Without deliberate consideration of how we use our devices in wild places, that breed of experience is at risk. This is a new paradigm in the Northeast, where dense settlement demands universal coverage. Towers have gone up all over the place. Signal seeps in where it did not a few years ago and is available on most mountaintops. As networks get more powerful and additional towers are built, we can expect the continued erosion of ‘quiet’ areas. Most of the wild spaces in the Northeast that are easily accessed are already affected. They will serve as gateway ‘wilds’ for the next generation of outdoors people. Some federally designated wilderness areas in the Northeast are service-less. Perhaps the federal definition of wilderness should extend to cellular service and protect these lands from connection—after all, is a place wild if a person can call the world outside? Perhaps satellites make this question moot. But satellite technology is not by any means ubiquitous, whereas smartphones essentially are. To me, it seems there are two options left to pursue truly wild experiences. They both rely on personal choice. We can bring devices and exercise extreme self-control, or leave them behind and abstain completely. Either way, before we set foot on the trail with ourselves or our friends, it’s important to think about what kind of experience we really want to have, and start a conversation about how we converse in wild places.
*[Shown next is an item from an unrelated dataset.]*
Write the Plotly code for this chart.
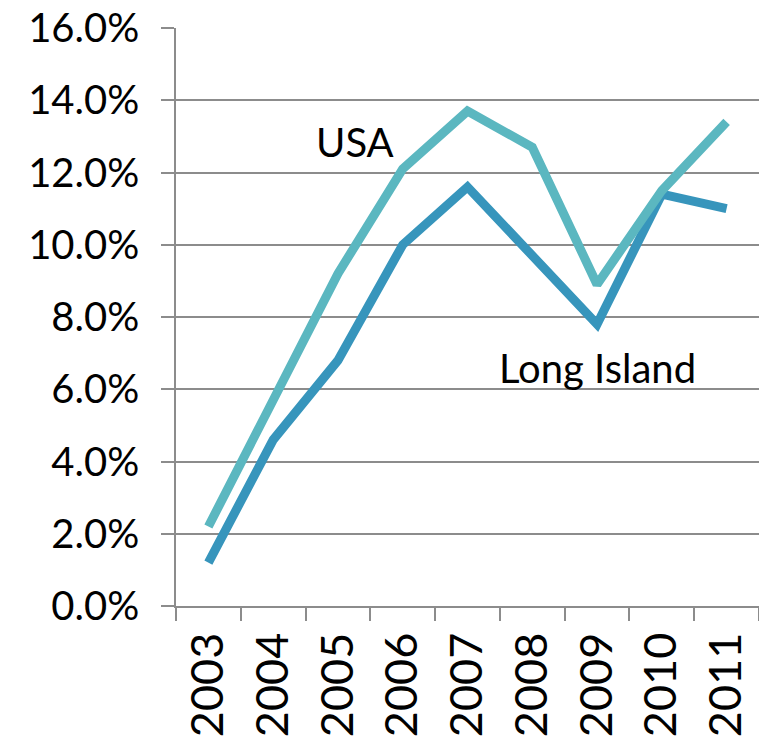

This year, I took my fourth trip to Katahdin. Service improved since my previous trip. One night, after a day spent sitting out a storm in our lean-to, I turned on my phone and held it towards the ceiling, searching for a signal. Suddenly I found it, and messages rolled in. My phone died before I could respond to any of them. I sat there, frustrated by my sudden lapse in self-control. Then I mentioned some of the messages to my partner, who was also on his phone. We had some great conversations on that trip. But we were talking about things we learned from the outside world. We did not give each other, or Katahdin, five days of undivided attention.

Earlier that afternoon, he had an hour-long text exchange with his girlfriend. Halfway through the conversation, I asked him what he wanted for lunch. He kept typing, his face wrinkled in concentration, the screen reflected in his eyes. I shrugged to myself and turned over for a nap. I brought my phone for the GPS, but I found my finger tracing it in my breast pocket as I dozed. I shouldn’t turn it on, I thought. I lay there thinking about it until my partner put his phone down and asked, “What’s for lunch?”

Works Cited

(1) Smith, Aaron. “U.S. Smartphone Use in 2015.” Report. 1 Apr 2015. Pew Research Center: Internet, Science & Tech. Web, accessed 8 Apr 2017.

(2) Weisberg, Jacob. “We Are Hopelessly Hooked.” Review. The New York Review of Books. 25 Feb 2016: The New York Review of Books. Web, accessed 5 Apr 2017.

(3) Nash, Roderick Frazier. Wilderness and the American Mind. Yale University Press, New Haven, CT. 2014.